_STORED DATA_
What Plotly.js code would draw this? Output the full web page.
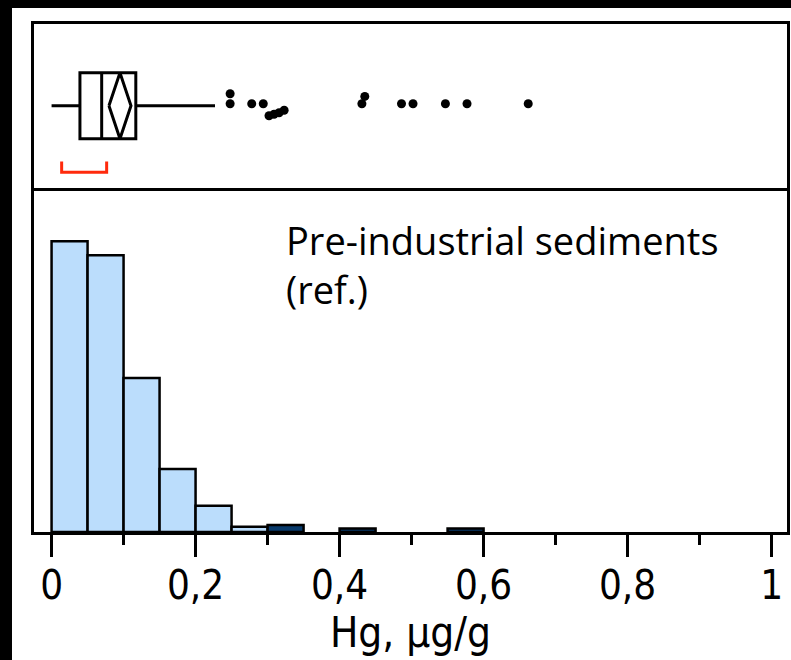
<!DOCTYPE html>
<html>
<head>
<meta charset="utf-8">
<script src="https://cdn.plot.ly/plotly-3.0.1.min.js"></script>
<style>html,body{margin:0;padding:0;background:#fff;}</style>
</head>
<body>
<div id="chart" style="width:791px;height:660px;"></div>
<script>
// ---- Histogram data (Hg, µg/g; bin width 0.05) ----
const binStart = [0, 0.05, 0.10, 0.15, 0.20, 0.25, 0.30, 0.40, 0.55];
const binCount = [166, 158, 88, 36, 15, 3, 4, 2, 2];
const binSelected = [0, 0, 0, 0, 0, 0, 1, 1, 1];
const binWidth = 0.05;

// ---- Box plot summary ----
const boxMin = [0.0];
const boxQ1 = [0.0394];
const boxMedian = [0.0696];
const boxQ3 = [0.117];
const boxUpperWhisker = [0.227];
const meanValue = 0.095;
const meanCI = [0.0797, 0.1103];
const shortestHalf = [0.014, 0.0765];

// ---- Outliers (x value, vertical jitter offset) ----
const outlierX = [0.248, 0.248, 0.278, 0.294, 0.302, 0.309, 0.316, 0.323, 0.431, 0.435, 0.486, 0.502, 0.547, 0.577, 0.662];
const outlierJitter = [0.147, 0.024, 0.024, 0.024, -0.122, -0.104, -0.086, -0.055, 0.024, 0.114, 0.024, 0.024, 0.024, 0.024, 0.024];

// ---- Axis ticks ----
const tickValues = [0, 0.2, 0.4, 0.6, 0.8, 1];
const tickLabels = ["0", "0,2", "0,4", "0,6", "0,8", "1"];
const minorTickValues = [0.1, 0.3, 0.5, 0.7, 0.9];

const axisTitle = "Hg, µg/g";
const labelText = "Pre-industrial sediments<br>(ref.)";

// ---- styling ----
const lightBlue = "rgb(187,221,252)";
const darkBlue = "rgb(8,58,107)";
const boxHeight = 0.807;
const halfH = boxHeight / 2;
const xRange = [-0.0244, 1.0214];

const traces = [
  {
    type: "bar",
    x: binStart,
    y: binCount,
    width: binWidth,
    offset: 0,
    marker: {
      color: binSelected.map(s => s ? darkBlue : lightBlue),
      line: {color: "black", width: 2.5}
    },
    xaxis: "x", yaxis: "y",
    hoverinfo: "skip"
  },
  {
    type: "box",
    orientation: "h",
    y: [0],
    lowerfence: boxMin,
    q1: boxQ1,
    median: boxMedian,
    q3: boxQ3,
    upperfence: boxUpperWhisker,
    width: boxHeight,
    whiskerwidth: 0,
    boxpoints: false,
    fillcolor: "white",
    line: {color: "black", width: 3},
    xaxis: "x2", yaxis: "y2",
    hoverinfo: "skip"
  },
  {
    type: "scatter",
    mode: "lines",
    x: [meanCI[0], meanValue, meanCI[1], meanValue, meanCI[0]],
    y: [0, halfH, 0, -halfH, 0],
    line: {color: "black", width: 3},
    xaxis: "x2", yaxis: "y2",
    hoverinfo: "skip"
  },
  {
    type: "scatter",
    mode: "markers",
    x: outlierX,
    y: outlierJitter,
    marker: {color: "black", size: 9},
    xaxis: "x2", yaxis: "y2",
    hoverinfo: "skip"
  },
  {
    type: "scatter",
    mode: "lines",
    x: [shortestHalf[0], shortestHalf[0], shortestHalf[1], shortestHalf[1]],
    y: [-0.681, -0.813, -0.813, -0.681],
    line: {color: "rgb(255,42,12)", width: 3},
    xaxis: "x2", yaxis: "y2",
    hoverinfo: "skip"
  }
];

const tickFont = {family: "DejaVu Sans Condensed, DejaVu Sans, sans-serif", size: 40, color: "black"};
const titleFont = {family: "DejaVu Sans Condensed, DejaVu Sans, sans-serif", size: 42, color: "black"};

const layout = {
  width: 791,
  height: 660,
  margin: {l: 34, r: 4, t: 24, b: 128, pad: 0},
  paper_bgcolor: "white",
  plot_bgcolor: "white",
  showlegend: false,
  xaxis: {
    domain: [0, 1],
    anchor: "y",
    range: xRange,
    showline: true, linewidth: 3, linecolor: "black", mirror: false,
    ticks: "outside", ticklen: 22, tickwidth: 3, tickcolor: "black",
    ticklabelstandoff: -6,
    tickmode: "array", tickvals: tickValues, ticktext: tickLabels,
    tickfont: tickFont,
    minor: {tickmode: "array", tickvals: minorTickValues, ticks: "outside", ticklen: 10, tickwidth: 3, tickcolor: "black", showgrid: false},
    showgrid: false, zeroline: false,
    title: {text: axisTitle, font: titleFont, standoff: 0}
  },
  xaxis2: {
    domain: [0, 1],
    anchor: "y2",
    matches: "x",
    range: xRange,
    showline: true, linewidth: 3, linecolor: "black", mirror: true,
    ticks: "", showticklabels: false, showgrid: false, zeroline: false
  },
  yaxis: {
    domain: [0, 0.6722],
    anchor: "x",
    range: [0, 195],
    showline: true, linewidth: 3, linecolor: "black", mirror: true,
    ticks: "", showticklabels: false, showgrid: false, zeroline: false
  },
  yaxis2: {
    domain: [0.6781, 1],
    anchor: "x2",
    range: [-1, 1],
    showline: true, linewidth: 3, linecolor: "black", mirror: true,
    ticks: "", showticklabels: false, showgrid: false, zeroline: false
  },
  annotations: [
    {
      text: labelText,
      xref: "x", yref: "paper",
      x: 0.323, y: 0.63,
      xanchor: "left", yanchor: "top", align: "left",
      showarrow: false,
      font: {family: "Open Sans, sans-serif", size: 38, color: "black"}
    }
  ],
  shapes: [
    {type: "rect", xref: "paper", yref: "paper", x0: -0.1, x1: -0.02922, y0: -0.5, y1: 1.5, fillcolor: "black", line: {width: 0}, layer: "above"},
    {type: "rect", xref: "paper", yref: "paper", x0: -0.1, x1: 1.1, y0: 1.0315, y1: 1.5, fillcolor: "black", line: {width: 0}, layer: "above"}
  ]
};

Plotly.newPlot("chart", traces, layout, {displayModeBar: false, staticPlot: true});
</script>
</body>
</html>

_GOAL_
Copy every line of the data exactly as written, excluding the pictures.

_OUTPUT FOR THIS TASK_
What Plotly.js code would draw this? Output the full web page.
<!DOCTYPE html>
<html>
<head>
<meta charset="utf-8">
<script src="https://cdn.plot.ly/plotly-3.0.1.min.js"></script>
<style>html,body{margin:0;padding:0;background:#fff;}</style>
</head>
<body>
<div id="chart" style="width:791px;height:660px;"></div>
<script>
// ---- Histogram data (Hg, µg/g; bin width 0.05) ----
const binStart = [0, 0.05, 0.10, 0.15, 0.20, 0.25, 0.30, 0.40, 0.55];
const binCount = [166, 158, 88, 36, 15, 3, 4, 2, 2];
const binSelected = [0, 0, 0, 0, 0, 0, 1, 1, 1];
const binWidth = 0.05;

// ---- Box plot summary ----
const boxMin = [0.0];
const boxQ1 = [0.0394];
const boxMedian = [0.0696];
const boxQ3 = [0.117];
const boxUpperWhisker = [0.227];
const meanValue = 0.095;
const meanCI = [0.0797, 0.1103];
const shortestHalf = [0.014, 0.0765];

// ---- Outliers (x value, vertical jitter offset) ----
const outlierX = [0.248, 0.248, 0.278, 0.294, 0.302, 0.309, 0.316, 0.323, 0.431, 0.435, 0.486, 0.502, 0.547, 0.577, 0.662];
const outlierJitter = [0.147, 0.024, 0.024, 0.024, -0.122, -0.104, -0.086, -0.055, 0.024, 0.114, 0.024, 0.024, 0.024, 0.024, 0.024];

// ---- Axis ticks ----
const tickValues = [0, 0.2, 0.4, 0.6, 0.8, 1];
const tickLabels = ["0", "0,2", "0,4", "0,6", "0,8", "1"];
const minorTickValues = [0.1, 0.3, 0.5, 0.7, 0.9];

const axisTitle = "Hg, µg/g";
const labelText = "Pre-industrial sediments<br>(ref.)";

// ---- styling ----
const lightBlue = "rgb(187,221,252)";
const darkBlue = "rgb(8,58,107)";
const boxHeight = 0.807;
const halfH = boxHeight / 2;
const xRange = [-0.0244, 1.0214];

const traces = [
  {
    type: "bar",
    x: binStart,
    y: binCount,
    width: binWidth,
    offset: 0,
    marker: {
      color: binSelected.map(s => s ? darkBlue : lightBlue),
      line: {color: "black", width: 2.5}
    },
    xaxis: "x", yaxis: "y",
    hoverinfo: "skip"
  },
  {
    type: "box",
    orientation: "h",
    y: [0],
    lowerfence: boxMin,
    q1: boxQ1,
    median: boxMedian,
    q3: boxQ3,
    upperfence: boxUpperWhisker,
    width: boxHeight,
    whiskerwidth: 0,
    boxpoints: false,
    fillcolor: "white",
    line: {color: "black", width: 3},
    xaxis: "x2", yaxis: "y2",
    hoverinfo: "skip"
  },
  {
    type: "scatter",
    mode: "lines",
    x: [meanCI[0], meanValue, meanCI[1], meanValue, meanCI[0]],
    y: [0, halfH, 0, -halfH, 0],
    line: {color: "black", width: 3},
    xaxis: "x2", yaxis: "y2",
    hoverinfo: "skip"
  },
  {
    type: "scatter",
    mode: "markers",
    x: outlierX,
    y: outlierJitter,
    marker: {color: "black", size: 9},
    xaxis: "x2", yaxis: "y2",
    hoverinfo: "skip"
  },
  {
    type: "scatter",
    mode: "lines",
    x: [shortestHalf[0], shortestHalf[0], shortestHalf[1], shortestHalf[1]],
    y: [-0.681, -0.813, -0.813, -0.681],
    line: {color: "rgb(255,42,12)", width: 3},
    xaxis: "x2", yaxis: "y2",
    hoverinfo: "skip"
  }
];

const tickFont = {family: "DejaVu Sans Condensed, DejaVu Sans, sans-serif", size: 40, color: "black"};
const titleFont = {family: "DejaVu Sans Condensed, DejaVu Sans, sans-serif", size: 42, color: "black"};

const layout = {
  width: 791,
  height: 660,
  margin: {l: 34, r: 4, t: 24, b: 128, pad: 0},
  paper_bgcolor: "white",
  plot_bgcolor: "white",
  showlegend: false,
  xaxis: {
    domain: [0, 1],
    anchor: "y",
    range: xRange,
    showline: true, linewidth: 3, linecolor: "black", mirror: false,
    ticks: "outside", ticklen: 22, tickwidth: 3, tickcolor: "black",
    ticklabelstandoff: -6,
    tickmode: "array", tickvals: tickValues, ticktext: tickLabels,
    tickfont: tickFont,
    minor: {tickmode: "array", tickvals: minorTickValues, ticks: "outside", ticklen: 10, tickwidth: 3, tickcolor: "black", showgrid: false},
    showgrid: false, zeroline: false,
    title: {text: axisTitle, font: titleFont, standoff: 0}
  },
  xaxis2: {
    domain: [0, 1],
    anchor: "y2",
    matches: "x",
    range: xRange,
    showline: true, linewidth: 3, linecolor: "black", mirror: true,
    ticks: "", showticklabels: false, showgrid: false, zeroline: false
  },
  yaxis: {
    domain: [0, 0.6722],
    anchor: "x",
    range: [0, 195],
    showline: true, linewidth: 3, linecolor: "black", mirror: true,
    ticks: "", showticklabels: false, showgrid: false, zeroline: false
  },
  yaxis2: {
    domain: [0.6781, 1],
    anchor: "x2",
    range: [-1, 1],
    showline: true, linewidth: 3, linecolor: "black", mirror: true,
    ticks: "", showticklabels: false, showgrid: false, zeroline: false
  },
  annotations: [
    {
      text: labelText,
      xref: "x", yref: "paper",
      x: 0.323, y: 0.63,
      xanchor: "left", yanchor: "top", align: "left",
      showarrow: false,
      font: {family: "Open Sans, sans-serif", size: 38, color: "black"}
    }
  ],
  shapes: [
    {type: "rect", xref: "paper", yref: "paper", x0: -0.1, x1: -0.02922, y0: -0.5, y1: 1.5, fillcolor: "black", line: {width: 0}, layer: "above"},
    {type: "rect", xref: "paper", yref: "paper", x0: -0.1, x1: 1.1, y0: 1.0315, y1: 1.5, fillcolor: "black", line: {width: 0}, layer: "above"}
  ]
};

Plotly.newPlot("chart", traces, layout, {displayModeBar: false, staticPlot: true});
</script>
</body>
</html>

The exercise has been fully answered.